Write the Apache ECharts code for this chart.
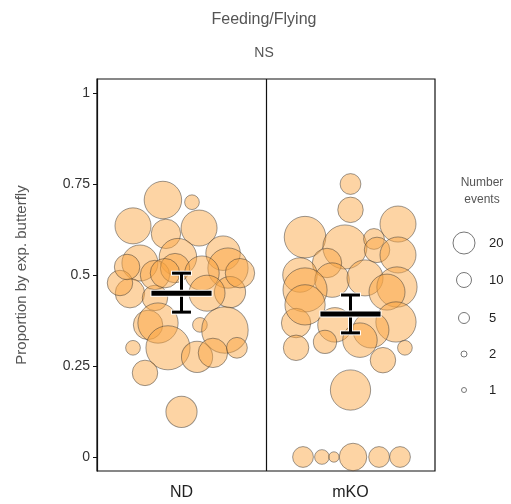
<!DOCTYPE html>
<html>
<head>
<meta charset="utf-8">
<script src="https://cdn.jsdelivr.net/npm/echarts@6/dist/echarts.min.js"></script>
<style>html,body{margin:0;padding:0;background:#fff}#c{width:511px;height:504px}</style>
</head>
<body>
<div id="c"></div>
<script>
// ---- data ----
const categories = ['ND', 'mKO'];
const yTicks = [0, 0.25, 0.5, 0.75, 1];

// ND group: jitter offset (category units), proportion, number of events
const ndOffset = [-0.11, 0.062, -0.287, -0.092, 0.104, -0.246, -0.021, 0.246, 0.275, -0.305, -0.157, -0.157, -0.038, -0.098, 0.121, 0.287, 0.151, -0.364, -0.322, 0.346, -0.198, -0.139, 0.109, 0.257, -0.08, -0.287, 0.092, 0.186, 0.328, -0.216, 0];
const ndProp   = [0.706, 0.70, 0.635, 0.613, 0.629, 0.533, 0.549, 0.56, 0.519, 0.45, 0.437, 0.50, 0.519, 0.505, 0.505, 0.453, 0.45, 0.478, 0.522, 0.505, 0.363, 0.368, 0.363, 0.349, 0.30, 0.30, 0.275, 0.286, 0.30, 0.231, 0.124];
const ndEvents = [13, 2, 12, 8, 12, 12, 13, 11, 15, 8, 6, 8, 8, 8, 11, 9, 12, 6, 6, 8, 8, 15, 2, 20, 18, 2, 9, 8, 4, 6, 9];

// mKO group
const mkoOffset = [0, 0, -0.269, 0.281, -0.033, 0.139, 0.157, 0.281, -0.139, -0.299, -0.109, 0.086, 0.275, -0.269, 0.216, -0.322, -0.269, -0.092, 0.269, 0.121, -0.322, -0.151, 0.056, 0.322, 0.192, 0, -0.281, -0.169, -0.098, 0.015, 0.169, 0.293];
const mkoProp   = [0.75, 0.679, 0.604, 0.64, 0.577, 0.599, 0.569, 0.555, 0.533, 0.50, 0.486, 0.492, 0.467, 0.459, 0.453, 0.368, 0.418, 0.363, 0.371, 0.349, 0.30, 0.316, 0.321, 0.30, 0.266, 0.184, 0, 0, 0, 0, 0, 0];
const mkoEvents = [4, 6, 16, 12, 18, 4, 6, 12, 8, 11, 11, 12, 15, 18, 12, 8, 15, 11, 15, 12, 6, 5, 11, 2, 6, 15, 4, 2, 1, 7, 4, 4];

// summary: mean and error bounds per group
const meanValues  = [0.45, 0.393];
const lowerValues = [0.398, 0.341];
const upperValues = [0.505, 0.445];

// legend
const legendCounts = [20, 10, 5, 2, 1];

// ---- build ----
function pts(off, prop, ev, catIdx) {
  return off.map((o, i) => [catIdx + 1 + o, prop[i], ev[i]]);
}
const ndData = pts(ndOffset, ndProp, ndEvents, 0);
const mkoData = pts(mkoOffset, mkoProp, mkoEvents, 1);
const sumData = meanValues.map((m, i) => [i + 1, m, lowerValues[i], upperValues[i]]);

const bubbleSize = v => 2 * 5.2 * Math.sqrt(v[2]);
const bubbleStyle = {
  color: 'rgba(250,166,65,0.6)',
  borderColor: 'rgba(50,50,50,0.6)',
  borderWidth: 1
};

const chart = echarts.init(document.getElementById('c'), null, {renderer: 'canvas'});

const legendY = [243, 280, 318, 354, 390];
const legendR = [11, 7.5, 5.5, 3, 2.5];
const graphics = [
  {type: 'text', style: {text: 'Number\nevents', x: 482, y: 174, align: 'center', fill: '#555', font: '12px "Liberation Sans", Arial, sans-serif', lineHeight: 17}, silent: true}
];
legendCounts.forEach((c, i) => {
  graphics.push({type: 'circle', shape: {cx: 464, cy: legendY[i], r: legendR[i]}, style: {fill: '#fff', stroke: '#777', lineWidth: 1}, silent: true});
  graphics.push({type: 'text', style: {text: String(c), x: 489, y: legendY[i], verticalAlign: 'middle', fill: '#222', font: '13px "Liberation Sans", Arial, sans-serif'}, silent: true});
});

const option = {
  animation: false,
  backgroundColor: '#fff',
  title: [
    {text: 'Feeding/Flying', left: 259, textAlign: 'center', top: 7, textStyle: {fontSize: 16, fontWeight: 'normal', color: '#555', fontFamily: '"Liberation Sans", Arial, sans-serif'}},
    {text: 'NS', left: 259, textAlign: 'center', top: 41, textStyle: {fontSize: 14, fontWeight: 'normal', color: '#555', fontFamily: '"Liberation Sans", Arial, sans-serif'}}
  ],
  grid: {left: 97, right: 76, top: 79, bottom: 33, show: true, borderColor: '#111', borderWidth: 1.2, backgroundColor: 'transparent'},
  xAxis: {
    type: 'value', min: 0.5, max: 2.5, interval: 0.5,
    splitLine: {show: false},
    axisLine: {show: false},
    axisTick: {show: false},
    axisLabel: {
      customValues: [1, 2],
      formatter: v => categories[Math.round(v) - 1] || '',
      fontSize: 16, color: '#222', margin: 14,
      fontFamily: '"Liberation Sans", Arial, sans-serif'
    }
  },
  yAxis: {
    type: 'value', min: -0.0385, max: 1.0385,
    name: 'Proportion by exp. butterfly', nameLocation: 'middle', nameGap: 68, nameRotate: 90,
    nameTextStyle: {fontSize: 15, color: '#555', fontFamily: '"Liberation Sans", Arial, sans-serif'},
    splitLine: {show: false},
    axisLine: {show: true, onZero: false, lineStyle: {color: '#111', width: 1.2}},
    axisTick: {show: true, customValues: yTicks, length: 4, lineStyle: {color: '#111'}},
    axisLabel: {customValues: yTicks, fontSize: 14, color: '#333', margin: 7, fontFamily: '"Liberation Sans", Arial, sans-serif'}
  },
  series: [
    {
      type: 'scatter', data: ndData, symbolSize: bubbleSize, itemStyle: bubbleStyle, z: 2,
      markLine: {silent: true, symbol: 'none', label: {show: false}, lineStyle: {color: '#111', width: 1.2, type: 'solid'}, data: [{xAxis: 1.5}]}
    },
    {type: 'scatter', data: mkoData, symbolSize: bubbleSize, itemStyle: bubbleStyle, z: 2},
    {
      type: 'custom', z: 5, data: sumData,
      renderItem: function (params, api) {
        const x = api.value(0);
        const c = api.coord([x, api.value(1)]);
        const lo = api.coord([x, api.value(2)]);
        const hi = api.coord([x, api.value(3)]);
        const hw = api.size([0.178, 0])[0];
        const cw = api.size([0.056, 0])[0];
        const line = (x1, y1, x2, y2, w, col) => ({type: 'line', shape: {x1, y1, x2, y2}, style: {stroke: col, lineWidth: w, lineCap: 'butt'}});
        return {type: 'group', children: [
          line(c[0], hi[1] - 1, c[0], lo[1] + 1, 5, '#fff'),
          line(c[0] - cw - 1, hi[1], c[0] + cw + 1, hi[1], 5, '#fff'),
          line(c[0] - cw - 1, lo[1], c[0] + cw + 1, lo[1], 5, '#fff'),
          line(c[0], hi[1], c[0], lo[1], 3, '#000'),
          line(c[0] - cw, hi[1], c[0] + cw, hi[1], 3, '#000'),
          line(c[0] - cw, lo[1], c[0] + cw, lo[1], 3, '#000'),
          line(c[0] - hw - 1, c[1], c[0] + hw + 1, c[1], 7, '#fff'),
          line(c[0] - hw, c[1], c[0] + hw, c[1], 5, '#000')
        ]};
      }
    }
  ],
  graphic: graphics
};
chart.setOption(option);
</script>
</body>
</html>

Exercise instructions
Copy the data word for word. Pictures do not go in the copy.

Response below
Write the Apache ECharts code for this chart.
<!DOCTYPE html>
<html>
<head>
<meta charset="utf-8">
<script src="https://cdn.jsdelivr.net/npm/echarts@6/dist/echarts.min.js"></script>
<style>html,body{margin:0;padding:0;background:#fff}#c{width:511px;height:504px}</style>
</head>
<body>
<div id="c"></div>
<script>
// ---- data ----
const categories = ['ND', 'mKO'];
const yTicks = [0, 0.25, 0.5, 0.75, 1];

// ND group: jitter offset (category units), proportion, number of events
const ndOffset = [-0.11, 0.062, -0.287, -0.092, 0.104, -0.246, -0.021, 0.246, 0.275, -0.305, -0.157, -0.157, -0.038, -0.098, 0.121, 0.287, 0.151, -0.364, -0.322, 0.346, -0.198, -0.139, 0.109, 0.257, -0.08, -0.287, 0.092, 0.186, 0.328, -0.216, 0];
const ndProp   = [0.706, 0.70, 0.635, 0.613, 0.629, 0.533, 0.549, 0.56, 0.519, 0.45, 0.437, 0.50, 0.519, 0.505, 0.505, 0.453, 0.45, 0.478, 0.522, 0.505, 0.363, 0.368, 0.363, 0.349, 0.30, 0.30, 0.275, 0.286, 0.30, 0.231, 0.124];
const ndEvents = [13, 2, 12, 8, 12, 12, 13, 11, 15, 8, 6, 8, 8, 8, 11, 9, 12, 6, 6, 8, 8, 15, 2, 20, 18, 2, 9, 8, 4, 6, 9];

// mKO group
const mkoOffset = [0, 0, -0.269, 0.281, -0.033, 0.139, 0.157, 0.281, -0.139, -0.299, -0.109, 0.086, 0.275, -0.269, 0.216, -0.322, -0.269, -0.092, 0.269, 0.121, -0.322, -0.151, 0.056, 0.322, 0.192, 0, -0.281, -0.169, -0.098, 0.015, 0.169, 0.293];
const mkoProp   = [0.75, 0.679, 0.604, 0.64, 0.577, 0.599, 0.569, 0.555, 0.533, 0.50, 0.486, 0.492, 0.467, 0.459, 0.453, 0.368, 0.418, 0.363, 0.371, 0.349, 0.30, 0.316, 0.321, 0.30, 0.266, 0.184, 0, 0, 0, 0, 0, 0];
const mkoEvents = [4, 6, 16, 12, 18, 4, 6, 12, 8, 11, 11, 12, 15, 18, 12, 8, 15, 11, 15, 12, 6, 5, 11, 2, 6, 15, 4, 2, 1, 7, 4, 4];

// summary: mean and error bounds per group
const meanValues  = [0.45, 0.393];
const lowerValues = [0.398, 0.341];
const upperValues = [0.505, 0.445];

// legend
const legendCounts = [20, 10, 5, 2, 1];

// ---- build ----
function pts(off, prop, ev, catIdx) {
  return off.map((o, i) => [catIdx + 1 + o, prop[i], ev[i]]);
}
const ndData = pts(ndOffset, ndProp, ndEvents, 0);
const mkoData = pts(mkoOffset, mkoProp, mkoEvents, 1);
const sumData = meanValues.map((m, i) => [i + 1, m, lowerValues[i], upperValues[i]]);

const bubbleSize = v => 2 * 5.2 * Math.sqrt(v[2]);
const bubbleStyle = {
  color: 'rgba(250,166,65,0.6)',
  borderColor: 'rgba(50,50,50,0.6)',
  borderWidth: 1
};

const chart = echarts.init(document.getElementById('c'), null, {renderer: 'canvas'});

const legendY = [243, 280, 318, 354, 390];
const legendR = [11, 7.5, 5.5, 3, 2.5];
const graphics = [
  {type: 'text', style: {text: 'Number\nevents', x: 482, y: 174, align: 'center', fill: '#555', font: '12px "Liberation Sans", Arial, sans-serif', lineHeight: 17}, silent: true}
];
legendCounts.forEach((c, i) => {
  graphics.push({type: 'circle', shape: {cx: 464, cy: legendY[i], r: legendR[i]}, style: {fill: '#fff', stroke: '#777', lineWidth: 1}, silent: true});
  graphics.push({type: 'text', style: {text: String(c), x: 489, y: legendY[i], verticalAlign: 'middle', fill: '#222', font: '13px "Liberation Sans", Arial, sans-serif'}, silent: true});
});

const option = {
  animation: false,
  backgroundColor: '#fff',
  title: [
    {text: 'Feeding/Flying', left: 259, textAlign: 'center', top: 7, textStyle: {fontSize: 16, fontWeight: 'normal', color: '#555', fontFamily: '"Liberation Sans", Arial, sans-serif'}},
    {text: 'NS', left: 259, textAlign: 'center', top: 41, textStyle: {fontSize: 14, fontWeight: 'normal', color: '#555', fontFamily: '"Liberation Sans", Arial, sans-serif'}}
  ],
  grid: {left: 97, right: 76, top: 79, bottom: 33, show: true, borderColor: '#111', borderWidth: 1.2, backgroundColor: 'transparent'},
  xAxis: {
    type: 'value', min: 0.5, max: 2.5, interval: 0.5,
    splitLine: {show: false},
    axisLine: {show: false},
    axisTick: {show: false},
    axisLabel: {
      customValues: [1, 2],
      formatter: v => categories[Math.round(v) - 1] || '',
      fontSize: 16, color: '#222', margin: 14,
      fontFamily: '"Liberation Sans", Arial, sans-serif'
    }
  },
  yAxis: {
    type: 'value', min: -0.0385, max: 1.0385,
    name: 'Proportion by exp. butterfly', nameLocation: 'middle', nameGap: 68, nameRotate: 90,
    nameTextStyle: {fontSize: 15, color: '#555', fontFamily: '"Liberation Sans", Arial, sans-serif'},
    splitLine: {show: false},
    axisLine: {show: true, onZero: false, lineStyle: {color: '#111', width: 1.2}},
    axisTick: {show: true, customValues: yTicks, length: 4, lineStyle: {color: '#111'}},
    axisLabel: {customValues: yTicks, fontSize: 14, color: '#333', margin: 7, fontFamily: '"Liberation Sans", Arial, sans-serif'}
  },
  series: [
    {
      type: 'scatter', data: ndData, symbolSize: bubbleSize, itemStyle: bubbleStyle, z: 2,
      markLine: {silent: true, symbol: 'none', label: {show: false}, lineStyle: {color: '#111', width: 1.2, type: 'solid'}, data: [{xAxis: 1.5}]}
    },
    {type: 'scatter', data: mkoData, symbolSize: bubbleSize, itemStyle: bubbleStyle, z: 2},
    {
      type: 'custom', z: 5, data: sumData,
      renderItem: function (params, api) {
        const x = api.value(0);
        const c = api.coord([x, api.value(1)]);
        const lo = api.coord([x, api.value(2)]);
        const hi = api.coord([x, api.value(3)]);
        const hw = api.size([0.178, 0])[0];
        const cw = api.size([0.056, 0])[0];
        const line = (x1, y1, x2, y2, w, col) => ({type: 'line', shape: {x1, y1, x2, y2}, style: {stroke: col, lineWidth: w, lineCap: 'butt'}});
        return {type: 'group', children: [
          line(c[0], hi[1] - 1, c[0], lo[1] + 1, 5, '#fff'),
          line(c[0] - cw - 1, hi[1], c[0] + cw + 1, hi[1], 5, '#fff'),
          line(c[0] - cw - 1, lo[1], c[0] + cw + 1, lo[1], 5, '#fff'),
          line(c[0], hi[1], c[0], lo[1], 3, '#000'),
          line(c[0] - cw, hi[1], c[0] + cw, hi[1], 3, '#000'),
          line(c[0] - cw, lo[1], c[0] + cw, lo[1], 3, '#000'),
          line(c[0] - hw - 1, c[1], c[0] + hw + 1, c[1], 7, '#fff'),
          line(c[0] - hw, c[1], c[0] + hw, c[1], 5, '#000')
        ]};
      }
    }
  ],
  graphic: graphics
};
chart.setOption(option);
</script>
</body>
</html>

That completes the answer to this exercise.